This worked for me, you mileage may vary.

I have a now 11 week male. He hasn't bit me in a couple weeks, maybe a little less. My hands still look like I tried to give a cat a bath....

The biting was getting bad. I was down on the floor with him playing. He loves when I get down on the floor. He was being especially mouthy that day. I told him "no biting" when he bit again, I got up, sat in the chair with my back to him. He did NOT like that at all. After about 4 rounds of this, he hasn't really bit me since. When he does start to bite, I tell him "no biting" and he stops. He will act like his is going to bite by opening his mouth and showing his teeth. I tell him "No biting" and redirect him.

Bailey needs to teach Bella bite inhibition. We pretty much let our two go and do what they do. In our case the older dog is smaller than the pup. It does get serious once in awhile when the pup is high strung and we have to mediate. Typically when the pup is off the walls and attacking the older dog. We start a training session with a high value treat as more of distraction. It gives the older dog some peace, we get in a training session and gets the pup to chill out all at the same time.
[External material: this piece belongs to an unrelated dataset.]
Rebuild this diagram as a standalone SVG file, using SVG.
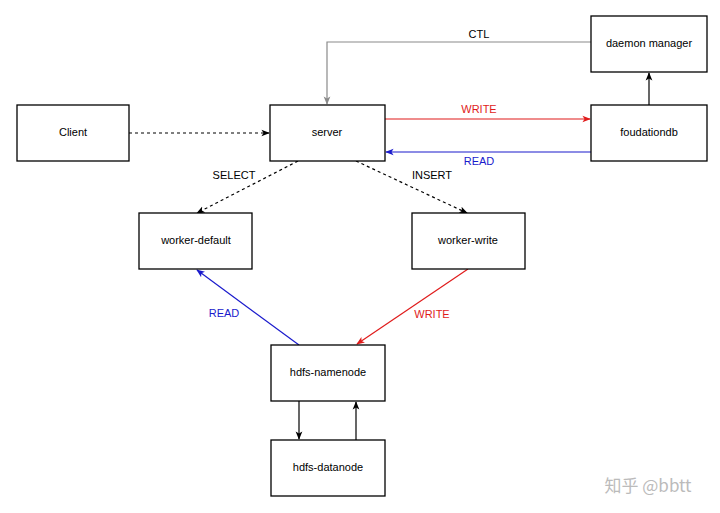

While any of these actions may not be perfect it seems to be working for us so far.

enh811 01-23-2014 12:00 PM

@sp00ks: I really like the idea of getting up and turbo your back. I will try that. I normally just sit on my hands and stop paying attention to her. But maybe if I hide my hands she thinks it's a game?? I will try just leaving her alone completely. Thanks for the suggestions everyone!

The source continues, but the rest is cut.